Никифор Крыницкий, «Горный пейзаж», фото предоставлено Краковским этнографическим музеем
Когда Никифор начал рисовать — тоже неизвестно. Он с самого начала отличался огромным упорством в достижении поставленной самому себе цели — стать художником, быть «Матейко из Крыницы». Он чувствовал себя патриотом своей малой родины — Крыницы: в ходе акции «Висла» его дважды вывозили в другой конец страны, но он упорно возвращался обратно в свой родной город.

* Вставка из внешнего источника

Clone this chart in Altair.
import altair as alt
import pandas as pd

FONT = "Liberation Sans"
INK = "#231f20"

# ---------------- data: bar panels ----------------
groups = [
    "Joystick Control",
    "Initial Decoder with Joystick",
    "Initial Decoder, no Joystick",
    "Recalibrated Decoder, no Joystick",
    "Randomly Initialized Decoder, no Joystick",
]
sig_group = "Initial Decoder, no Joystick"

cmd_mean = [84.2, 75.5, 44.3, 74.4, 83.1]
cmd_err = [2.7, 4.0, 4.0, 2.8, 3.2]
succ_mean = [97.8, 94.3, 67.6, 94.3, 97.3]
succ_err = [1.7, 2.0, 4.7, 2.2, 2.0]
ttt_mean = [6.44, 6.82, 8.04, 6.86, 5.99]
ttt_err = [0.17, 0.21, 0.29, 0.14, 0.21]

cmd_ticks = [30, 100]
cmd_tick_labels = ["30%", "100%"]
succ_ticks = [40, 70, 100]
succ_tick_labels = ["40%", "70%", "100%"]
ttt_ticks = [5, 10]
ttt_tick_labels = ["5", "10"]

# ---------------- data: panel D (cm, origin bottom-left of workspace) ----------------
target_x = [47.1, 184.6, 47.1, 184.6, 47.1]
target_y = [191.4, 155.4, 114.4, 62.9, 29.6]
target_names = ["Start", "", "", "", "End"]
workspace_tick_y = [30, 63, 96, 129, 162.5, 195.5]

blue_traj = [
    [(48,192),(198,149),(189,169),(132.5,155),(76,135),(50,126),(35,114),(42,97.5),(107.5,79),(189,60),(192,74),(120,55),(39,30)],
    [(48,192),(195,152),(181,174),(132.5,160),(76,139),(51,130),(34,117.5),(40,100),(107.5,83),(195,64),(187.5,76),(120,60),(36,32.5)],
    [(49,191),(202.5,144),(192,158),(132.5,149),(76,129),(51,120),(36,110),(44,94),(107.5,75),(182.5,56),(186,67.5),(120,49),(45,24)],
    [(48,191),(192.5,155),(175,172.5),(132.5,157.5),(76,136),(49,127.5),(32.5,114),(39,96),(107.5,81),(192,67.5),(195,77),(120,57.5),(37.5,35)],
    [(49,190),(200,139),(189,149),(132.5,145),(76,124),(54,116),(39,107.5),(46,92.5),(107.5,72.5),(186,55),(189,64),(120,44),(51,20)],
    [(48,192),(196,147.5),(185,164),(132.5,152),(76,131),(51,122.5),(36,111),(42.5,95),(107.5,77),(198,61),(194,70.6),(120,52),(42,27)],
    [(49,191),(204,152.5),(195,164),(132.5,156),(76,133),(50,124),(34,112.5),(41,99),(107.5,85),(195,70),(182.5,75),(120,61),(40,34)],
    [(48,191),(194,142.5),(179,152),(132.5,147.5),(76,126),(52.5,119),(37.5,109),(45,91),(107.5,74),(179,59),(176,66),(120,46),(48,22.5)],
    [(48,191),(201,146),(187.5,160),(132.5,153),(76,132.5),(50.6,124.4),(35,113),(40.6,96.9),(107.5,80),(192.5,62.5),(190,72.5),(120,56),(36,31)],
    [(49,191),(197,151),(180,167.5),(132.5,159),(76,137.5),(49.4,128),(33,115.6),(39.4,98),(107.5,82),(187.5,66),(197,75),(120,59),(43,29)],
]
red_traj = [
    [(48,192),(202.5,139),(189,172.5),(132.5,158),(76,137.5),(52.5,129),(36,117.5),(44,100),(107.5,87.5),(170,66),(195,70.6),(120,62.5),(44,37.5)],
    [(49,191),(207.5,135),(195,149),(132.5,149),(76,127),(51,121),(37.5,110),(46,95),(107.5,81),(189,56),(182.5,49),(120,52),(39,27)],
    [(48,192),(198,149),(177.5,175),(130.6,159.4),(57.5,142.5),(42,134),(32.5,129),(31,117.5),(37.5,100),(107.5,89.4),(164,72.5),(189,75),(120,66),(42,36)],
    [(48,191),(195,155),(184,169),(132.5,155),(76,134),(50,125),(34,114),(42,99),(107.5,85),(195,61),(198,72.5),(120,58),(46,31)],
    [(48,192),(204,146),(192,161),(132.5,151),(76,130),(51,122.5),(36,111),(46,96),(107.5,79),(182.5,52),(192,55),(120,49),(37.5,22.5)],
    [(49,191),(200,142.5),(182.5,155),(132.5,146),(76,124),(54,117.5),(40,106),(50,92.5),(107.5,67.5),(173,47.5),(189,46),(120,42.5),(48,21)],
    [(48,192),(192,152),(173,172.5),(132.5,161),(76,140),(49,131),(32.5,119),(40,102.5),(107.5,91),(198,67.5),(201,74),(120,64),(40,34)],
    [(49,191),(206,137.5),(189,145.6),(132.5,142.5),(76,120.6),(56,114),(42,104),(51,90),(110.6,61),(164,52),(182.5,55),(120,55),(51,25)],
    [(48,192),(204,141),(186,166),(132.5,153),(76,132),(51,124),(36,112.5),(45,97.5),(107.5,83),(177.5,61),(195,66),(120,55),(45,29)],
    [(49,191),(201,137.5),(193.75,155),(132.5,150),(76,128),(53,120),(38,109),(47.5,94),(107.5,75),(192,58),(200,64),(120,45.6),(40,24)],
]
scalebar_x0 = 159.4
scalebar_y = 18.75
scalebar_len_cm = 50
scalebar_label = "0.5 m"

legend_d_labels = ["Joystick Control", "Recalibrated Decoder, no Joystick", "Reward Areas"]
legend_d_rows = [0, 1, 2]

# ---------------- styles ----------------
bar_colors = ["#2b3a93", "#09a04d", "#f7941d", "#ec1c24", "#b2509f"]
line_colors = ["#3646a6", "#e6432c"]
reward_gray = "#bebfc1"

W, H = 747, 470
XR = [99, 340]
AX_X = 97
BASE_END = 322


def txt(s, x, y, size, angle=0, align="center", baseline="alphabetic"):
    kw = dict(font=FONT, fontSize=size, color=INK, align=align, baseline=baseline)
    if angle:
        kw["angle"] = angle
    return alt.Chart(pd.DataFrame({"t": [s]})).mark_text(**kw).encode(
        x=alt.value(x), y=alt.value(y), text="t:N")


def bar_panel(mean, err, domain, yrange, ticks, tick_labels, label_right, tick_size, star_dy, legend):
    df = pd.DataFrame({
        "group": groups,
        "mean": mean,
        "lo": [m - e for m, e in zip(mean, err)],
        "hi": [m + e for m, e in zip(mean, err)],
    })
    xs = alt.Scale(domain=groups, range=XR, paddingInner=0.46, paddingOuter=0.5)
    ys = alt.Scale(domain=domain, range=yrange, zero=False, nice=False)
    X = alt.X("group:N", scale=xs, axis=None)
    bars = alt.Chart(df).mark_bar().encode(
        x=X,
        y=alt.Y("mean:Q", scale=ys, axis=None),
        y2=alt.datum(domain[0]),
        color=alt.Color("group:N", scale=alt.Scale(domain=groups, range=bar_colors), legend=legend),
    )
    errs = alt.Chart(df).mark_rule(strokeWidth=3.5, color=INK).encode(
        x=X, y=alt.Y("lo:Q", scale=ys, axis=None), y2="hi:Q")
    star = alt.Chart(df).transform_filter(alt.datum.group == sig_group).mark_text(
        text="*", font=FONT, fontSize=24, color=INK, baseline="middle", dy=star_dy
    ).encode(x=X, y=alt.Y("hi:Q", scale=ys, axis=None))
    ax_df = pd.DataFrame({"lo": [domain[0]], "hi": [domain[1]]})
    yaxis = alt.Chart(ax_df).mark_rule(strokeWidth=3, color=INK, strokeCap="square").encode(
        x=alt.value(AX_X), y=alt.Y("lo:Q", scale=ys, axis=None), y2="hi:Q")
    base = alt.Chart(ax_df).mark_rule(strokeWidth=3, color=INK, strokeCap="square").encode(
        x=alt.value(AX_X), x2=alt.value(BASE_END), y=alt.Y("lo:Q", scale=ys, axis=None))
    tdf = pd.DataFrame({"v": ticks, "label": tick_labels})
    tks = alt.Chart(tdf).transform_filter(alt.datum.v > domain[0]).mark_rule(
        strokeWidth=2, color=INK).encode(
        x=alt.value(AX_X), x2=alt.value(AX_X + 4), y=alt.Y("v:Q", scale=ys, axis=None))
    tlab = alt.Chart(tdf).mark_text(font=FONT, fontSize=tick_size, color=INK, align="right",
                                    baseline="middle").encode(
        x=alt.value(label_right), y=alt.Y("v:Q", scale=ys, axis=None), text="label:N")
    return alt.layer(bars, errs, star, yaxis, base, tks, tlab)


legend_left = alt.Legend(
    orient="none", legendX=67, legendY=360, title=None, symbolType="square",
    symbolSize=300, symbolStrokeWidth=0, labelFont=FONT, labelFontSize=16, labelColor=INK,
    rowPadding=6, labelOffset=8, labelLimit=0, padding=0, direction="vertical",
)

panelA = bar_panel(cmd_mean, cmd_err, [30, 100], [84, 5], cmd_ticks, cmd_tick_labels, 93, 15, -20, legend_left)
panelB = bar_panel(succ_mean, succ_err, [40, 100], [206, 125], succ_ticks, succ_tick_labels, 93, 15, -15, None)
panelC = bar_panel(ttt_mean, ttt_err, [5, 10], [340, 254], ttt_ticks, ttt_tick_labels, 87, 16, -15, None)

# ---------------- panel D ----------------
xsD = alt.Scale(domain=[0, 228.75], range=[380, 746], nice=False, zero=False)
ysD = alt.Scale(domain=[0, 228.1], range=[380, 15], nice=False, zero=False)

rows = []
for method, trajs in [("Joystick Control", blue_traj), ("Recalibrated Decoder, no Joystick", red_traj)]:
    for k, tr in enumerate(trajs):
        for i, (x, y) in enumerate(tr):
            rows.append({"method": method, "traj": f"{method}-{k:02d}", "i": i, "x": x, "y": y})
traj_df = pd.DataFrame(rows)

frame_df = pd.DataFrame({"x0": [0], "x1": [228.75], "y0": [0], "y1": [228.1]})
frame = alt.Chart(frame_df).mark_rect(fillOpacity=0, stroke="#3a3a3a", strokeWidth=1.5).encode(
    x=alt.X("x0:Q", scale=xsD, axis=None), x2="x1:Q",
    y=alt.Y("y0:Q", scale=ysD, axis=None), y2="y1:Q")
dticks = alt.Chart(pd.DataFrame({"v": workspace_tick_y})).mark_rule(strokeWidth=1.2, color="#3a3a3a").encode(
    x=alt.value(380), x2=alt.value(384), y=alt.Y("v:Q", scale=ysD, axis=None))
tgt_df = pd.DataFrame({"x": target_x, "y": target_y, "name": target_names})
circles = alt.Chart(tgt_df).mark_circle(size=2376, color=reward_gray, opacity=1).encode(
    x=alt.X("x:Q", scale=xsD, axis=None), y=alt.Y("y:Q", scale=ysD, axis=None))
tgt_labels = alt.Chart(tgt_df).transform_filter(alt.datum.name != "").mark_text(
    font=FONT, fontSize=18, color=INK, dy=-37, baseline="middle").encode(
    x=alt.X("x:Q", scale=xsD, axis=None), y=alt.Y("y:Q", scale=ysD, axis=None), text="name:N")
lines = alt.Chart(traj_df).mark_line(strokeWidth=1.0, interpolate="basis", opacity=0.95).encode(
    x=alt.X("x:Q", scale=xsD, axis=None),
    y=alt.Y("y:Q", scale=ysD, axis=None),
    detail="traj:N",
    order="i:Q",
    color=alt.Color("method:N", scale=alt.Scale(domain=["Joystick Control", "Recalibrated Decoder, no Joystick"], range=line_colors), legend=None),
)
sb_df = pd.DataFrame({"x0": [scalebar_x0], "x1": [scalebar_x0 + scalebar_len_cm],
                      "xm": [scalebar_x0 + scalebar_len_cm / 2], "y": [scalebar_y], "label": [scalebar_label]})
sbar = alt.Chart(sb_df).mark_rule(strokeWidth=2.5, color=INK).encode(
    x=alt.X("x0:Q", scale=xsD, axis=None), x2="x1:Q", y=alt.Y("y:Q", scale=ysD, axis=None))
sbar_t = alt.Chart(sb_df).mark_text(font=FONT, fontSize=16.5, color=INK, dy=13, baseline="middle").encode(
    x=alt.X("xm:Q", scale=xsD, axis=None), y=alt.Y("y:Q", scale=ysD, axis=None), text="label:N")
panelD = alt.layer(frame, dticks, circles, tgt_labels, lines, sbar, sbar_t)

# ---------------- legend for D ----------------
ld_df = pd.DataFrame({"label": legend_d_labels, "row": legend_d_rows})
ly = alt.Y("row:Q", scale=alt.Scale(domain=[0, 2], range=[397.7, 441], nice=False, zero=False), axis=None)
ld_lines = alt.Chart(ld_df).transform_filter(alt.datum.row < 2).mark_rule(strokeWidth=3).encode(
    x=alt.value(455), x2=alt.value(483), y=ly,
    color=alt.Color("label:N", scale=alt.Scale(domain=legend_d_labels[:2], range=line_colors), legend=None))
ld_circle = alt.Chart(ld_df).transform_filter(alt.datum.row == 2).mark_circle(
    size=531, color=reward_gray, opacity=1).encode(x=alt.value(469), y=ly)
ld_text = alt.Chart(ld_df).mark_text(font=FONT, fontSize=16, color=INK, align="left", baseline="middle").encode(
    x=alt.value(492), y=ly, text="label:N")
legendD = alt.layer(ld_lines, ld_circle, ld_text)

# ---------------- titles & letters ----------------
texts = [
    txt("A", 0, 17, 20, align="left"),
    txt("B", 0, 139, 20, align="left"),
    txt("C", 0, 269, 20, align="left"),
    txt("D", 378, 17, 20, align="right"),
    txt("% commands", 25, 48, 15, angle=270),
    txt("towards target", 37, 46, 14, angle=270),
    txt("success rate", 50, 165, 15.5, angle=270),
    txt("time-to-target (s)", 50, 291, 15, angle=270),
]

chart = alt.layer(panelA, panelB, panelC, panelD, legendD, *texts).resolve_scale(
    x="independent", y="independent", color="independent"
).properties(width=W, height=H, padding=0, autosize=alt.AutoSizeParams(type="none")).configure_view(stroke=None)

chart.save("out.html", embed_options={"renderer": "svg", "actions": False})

Самые ранние из сохранившихся работ Никифорa относятся к периоду до 1920 года. Среди них немало тех, по которым можно судить, сколько труда вкладывал будущий художник в совершенствование своего мастерства. Как писал Тадеуш Щепанек:
«Сохранившиеся рисунки — это преимущественно учебные эскизы, на них видны следы ластика, заметны исправления неправильно начерченных линий. Никифор старается овладеть линейной перспективой, вычерчивает оси симметрии, все время сдвигает перспективу, пробует свои силы в лягушачьей и птичьей перспективе».

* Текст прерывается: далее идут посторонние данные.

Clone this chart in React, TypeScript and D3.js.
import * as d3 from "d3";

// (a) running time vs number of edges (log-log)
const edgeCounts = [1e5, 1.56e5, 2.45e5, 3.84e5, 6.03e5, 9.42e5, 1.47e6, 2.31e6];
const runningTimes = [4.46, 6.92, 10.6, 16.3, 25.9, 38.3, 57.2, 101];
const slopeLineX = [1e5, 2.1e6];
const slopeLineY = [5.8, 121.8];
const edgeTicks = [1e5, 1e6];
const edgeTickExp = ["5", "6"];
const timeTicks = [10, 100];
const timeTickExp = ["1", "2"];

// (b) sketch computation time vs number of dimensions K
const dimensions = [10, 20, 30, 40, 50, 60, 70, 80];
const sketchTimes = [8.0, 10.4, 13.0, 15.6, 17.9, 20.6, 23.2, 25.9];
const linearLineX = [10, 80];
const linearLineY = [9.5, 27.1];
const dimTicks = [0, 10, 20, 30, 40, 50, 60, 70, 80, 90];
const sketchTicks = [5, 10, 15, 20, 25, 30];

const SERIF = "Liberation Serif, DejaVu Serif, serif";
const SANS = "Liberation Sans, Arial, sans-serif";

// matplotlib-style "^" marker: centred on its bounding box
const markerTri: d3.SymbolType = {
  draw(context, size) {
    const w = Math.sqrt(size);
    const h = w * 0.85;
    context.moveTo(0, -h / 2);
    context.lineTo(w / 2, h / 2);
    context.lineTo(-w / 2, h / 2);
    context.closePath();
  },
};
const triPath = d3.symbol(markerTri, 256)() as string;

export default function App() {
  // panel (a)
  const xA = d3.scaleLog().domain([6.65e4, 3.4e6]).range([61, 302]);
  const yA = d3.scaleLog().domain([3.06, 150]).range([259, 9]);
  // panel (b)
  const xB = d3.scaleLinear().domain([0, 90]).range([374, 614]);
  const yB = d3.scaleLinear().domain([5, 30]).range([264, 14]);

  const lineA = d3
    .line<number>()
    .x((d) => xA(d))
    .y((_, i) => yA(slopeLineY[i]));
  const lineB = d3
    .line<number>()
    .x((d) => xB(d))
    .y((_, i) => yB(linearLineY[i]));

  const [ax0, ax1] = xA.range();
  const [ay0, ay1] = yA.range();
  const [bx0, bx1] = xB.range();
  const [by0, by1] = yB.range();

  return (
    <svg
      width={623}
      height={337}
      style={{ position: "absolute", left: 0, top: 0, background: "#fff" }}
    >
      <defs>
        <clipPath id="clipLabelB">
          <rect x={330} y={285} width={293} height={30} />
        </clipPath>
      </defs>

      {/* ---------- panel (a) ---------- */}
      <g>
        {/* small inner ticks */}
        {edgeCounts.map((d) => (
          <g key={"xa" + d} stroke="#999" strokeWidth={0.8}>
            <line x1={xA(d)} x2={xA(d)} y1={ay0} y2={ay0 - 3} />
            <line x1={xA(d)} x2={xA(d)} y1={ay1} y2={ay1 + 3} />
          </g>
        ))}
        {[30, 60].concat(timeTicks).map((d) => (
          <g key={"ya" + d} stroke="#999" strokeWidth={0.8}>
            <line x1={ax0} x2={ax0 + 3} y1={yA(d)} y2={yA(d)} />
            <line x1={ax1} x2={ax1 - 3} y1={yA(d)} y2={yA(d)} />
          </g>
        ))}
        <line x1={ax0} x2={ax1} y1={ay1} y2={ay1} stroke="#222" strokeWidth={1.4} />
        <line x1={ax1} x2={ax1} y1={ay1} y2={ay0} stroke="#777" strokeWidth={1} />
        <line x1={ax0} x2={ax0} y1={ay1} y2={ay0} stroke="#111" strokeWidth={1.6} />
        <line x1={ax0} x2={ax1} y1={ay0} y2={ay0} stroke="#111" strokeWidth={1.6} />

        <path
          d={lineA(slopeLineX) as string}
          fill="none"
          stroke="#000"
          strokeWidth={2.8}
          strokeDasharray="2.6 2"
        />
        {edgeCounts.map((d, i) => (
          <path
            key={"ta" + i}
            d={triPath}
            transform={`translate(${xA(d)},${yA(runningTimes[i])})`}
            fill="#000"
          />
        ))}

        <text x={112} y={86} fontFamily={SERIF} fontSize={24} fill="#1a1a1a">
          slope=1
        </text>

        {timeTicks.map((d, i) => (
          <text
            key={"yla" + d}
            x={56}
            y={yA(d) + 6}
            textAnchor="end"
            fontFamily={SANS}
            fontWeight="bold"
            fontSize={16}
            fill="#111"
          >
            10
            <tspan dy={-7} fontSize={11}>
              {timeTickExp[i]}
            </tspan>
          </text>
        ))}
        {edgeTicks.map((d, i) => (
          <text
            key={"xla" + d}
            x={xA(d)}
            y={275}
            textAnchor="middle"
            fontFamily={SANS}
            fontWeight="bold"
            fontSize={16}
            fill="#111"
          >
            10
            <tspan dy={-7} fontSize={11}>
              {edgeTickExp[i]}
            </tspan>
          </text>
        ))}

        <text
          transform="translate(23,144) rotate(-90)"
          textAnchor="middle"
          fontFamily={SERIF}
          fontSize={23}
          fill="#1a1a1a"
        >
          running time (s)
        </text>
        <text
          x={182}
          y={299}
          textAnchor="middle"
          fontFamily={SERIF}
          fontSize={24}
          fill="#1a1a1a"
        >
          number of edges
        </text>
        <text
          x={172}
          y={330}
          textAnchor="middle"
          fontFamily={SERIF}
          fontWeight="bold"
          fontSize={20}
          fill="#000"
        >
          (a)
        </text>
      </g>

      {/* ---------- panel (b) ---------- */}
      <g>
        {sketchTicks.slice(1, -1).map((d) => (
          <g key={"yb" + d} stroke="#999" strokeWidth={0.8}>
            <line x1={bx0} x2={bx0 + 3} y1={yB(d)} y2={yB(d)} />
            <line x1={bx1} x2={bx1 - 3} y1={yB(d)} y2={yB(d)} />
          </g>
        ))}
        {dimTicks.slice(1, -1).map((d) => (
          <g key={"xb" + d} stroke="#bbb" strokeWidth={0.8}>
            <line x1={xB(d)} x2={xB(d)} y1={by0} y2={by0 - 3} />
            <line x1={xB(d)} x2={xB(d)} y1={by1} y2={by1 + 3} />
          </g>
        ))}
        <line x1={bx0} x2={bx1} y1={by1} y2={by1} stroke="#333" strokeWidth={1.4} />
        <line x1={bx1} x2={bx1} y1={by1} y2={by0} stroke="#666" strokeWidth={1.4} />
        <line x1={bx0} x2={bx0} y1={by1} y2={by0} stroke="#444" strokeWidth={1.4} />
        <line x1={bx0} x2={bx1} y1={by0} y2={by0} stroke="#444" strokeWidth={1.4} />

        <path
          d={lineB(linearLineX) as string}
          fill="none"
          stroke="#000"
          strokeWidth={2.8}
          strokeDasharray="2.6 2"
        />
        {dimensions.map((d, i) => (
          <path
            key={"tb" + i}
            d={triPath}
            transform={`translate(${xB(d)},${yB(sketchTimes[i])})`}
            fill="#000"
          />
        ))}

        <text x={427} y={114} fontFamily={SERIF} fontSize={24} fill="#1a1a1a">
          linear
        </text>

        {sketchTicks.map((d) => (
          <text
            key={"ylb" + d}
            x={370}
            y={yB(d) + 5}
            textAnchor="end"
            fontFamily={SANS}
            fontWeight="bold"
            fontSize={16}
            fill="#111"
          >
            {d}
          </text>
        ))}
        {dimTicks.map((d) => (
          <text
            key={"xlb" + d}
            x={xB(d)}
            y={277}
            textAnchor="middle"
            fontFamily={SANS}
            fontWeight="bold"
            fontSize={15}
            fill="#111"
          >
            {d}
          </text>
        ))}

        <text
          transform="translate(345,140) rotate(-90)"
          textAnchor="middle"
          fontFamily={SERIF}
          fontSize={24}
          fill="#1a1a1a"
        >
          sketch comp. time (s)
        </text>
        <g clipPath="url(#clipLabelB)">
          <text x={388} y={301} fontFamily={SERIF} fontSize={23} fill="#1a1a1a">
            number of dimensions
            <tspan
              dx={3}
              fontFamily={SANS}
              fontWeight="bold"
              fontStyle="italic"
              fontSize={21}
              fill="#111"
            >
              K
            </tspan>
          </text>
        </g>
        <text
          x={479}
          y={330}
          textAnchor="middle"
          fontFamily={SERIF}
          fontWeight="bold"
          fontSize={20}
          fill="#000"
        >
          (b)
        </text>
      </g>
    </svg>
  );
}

Никифор Крыницкий на рыночной площади в Крынице, репродукция: FoKa / FORUM
Схожее впечатление производят эскизы сакральной архитектуры, сделанные им несколько лет спустя. Они также свидетельствуют об особенном интересе Никифорa к греко-католическим храмам. Значительная часть этих работ — это пейзажи на фоне церкви («Церковь на закате», 20-е годы, «Епископ перед церковью», около 1930; «Церковь в городке», около 1962), внутренние пространства храмов («Часовенка», около 1930; «Тайная вечеря», без даты) или торжественные изображения святых («Святой Николай», 20-е годы, «Святой на дороге», до 1956). Наряду с ними появляются светские сюжеты: многочисленные крыницкие пейзажи («Крыница – бювет», 30-е годы; «Вилла “Захента”», «Вилла “Русалочка”», «Здание Садового предприятия», все — 1940–1945 годы; «Синяя вилла», 1950–1955 годы; «Костел в Крынице», до 1962), не такие многочисленные краковские: «Краков — Мариацкий костел», 1964–1966 годы) и варшавские виды («Городской пейзаж — Варшава», 1965), фрагменты архитектуры («Фрагмент городской архитектуры», 30-е годы), зачастую совершенно фантастической («Фантастические ворота», без даты), интерьеры зданий («У парикмахера», «У портного», «Табачная лавка», все – 30-х годов), вокзалы и живописно вьющиеся между взгорьями рельсы, которые особенно увлекали Никифора («Железнодорожные пути», «Станция Бихч», «Пейзаж с железнодорожным мостом», 30-е годы), а также горы («Деревянный домик на фоне полей», 1940–1945 годы; «Горный пейзаж с деревней», «Пейзаж с рекой», оба — 1956 год). Художник также любил рисовать людей: знакомых, прохожих («На прогулке», 20-е годы, «Портрет мужчины в пальто и с тростью», 1950–1953 годы), но прежде всего — самого себя. Особенно интересны его многочисленные автопортреты (созданные, главным образом, в 30-е годы), поскольку они демонстрируют представления автора о самом себе, о своем месте в мире, а также о сфере его интересов (Никифор также очень любил фотографироваться). Он предстает перед нами то задумчиво сидящим под деревом, то у мольберта в элегантном костюме, мы видим его за трапезой и с вознесенной в жесте благословения дланью (стоящий за алтарем «Никифор в парике», «Никифор поучаюший» или в костельной нише – «Никифор-епископ», наконец, перед входом в храм – «Никифор отправляет учеников»). На многих работах имеются неумелые, но все же разборчивые надписи: «Художник» или «Сувенир из Крыницы».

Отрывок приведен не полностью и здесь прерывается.